Actually, there's a very good reason Word saves out all this stuff. While's it's definitely not optimized for the web, customers expect to be able to open the Word HTML back up without any data loss. After all, they said, if Word can save it, it should be able to open it.

Therefore, the HTML needed to be as expressive as the normal binary .doc format. Since Word's added a good number of features over the years, this obviously requires saving out a lot of information, explaining the file size above.

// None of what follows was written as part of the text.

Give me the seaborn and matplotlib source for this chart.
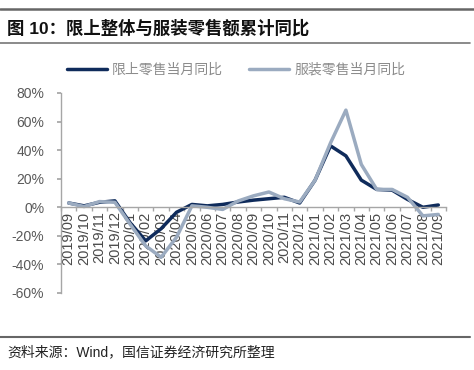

On the bright side, if you don't care about reopening in Word and just want some lean, mean HTML, Word now also lets you save out filtered HTML.

[image]

<html>

<head>
<meta http-equiv=Content-Type content="text/html; charset=windows-1252">
<meta name=Generator content="Microsoft Word 11 (filtered)">
<title>Wayne Kao</title>
<style>
<!--
 /* Style Definitions */
 p.MsoNormal, li.MsoNormal, div.MsoNormal
	{margin:0in;
	margin-bottom:.0001pt;
	font-size:12.0pt;
	font-family:"Times New Roman";}
@page Section1
	{size:8.5in 11.0in;
	margin:1.0in 1.25in 1.0in 1.25in;}
div.Section1
	{page:Section1;}
-->
</style>

</head>

<body lang=EN-US>

<div class=Section1>

<p class=MsoNormal>Wayne Kao</p>

</div>

</body>

</html>

Not perfect, but not too shabby for a word processor. If you're super hard core, you can strip it down more by hand or using Frontpage.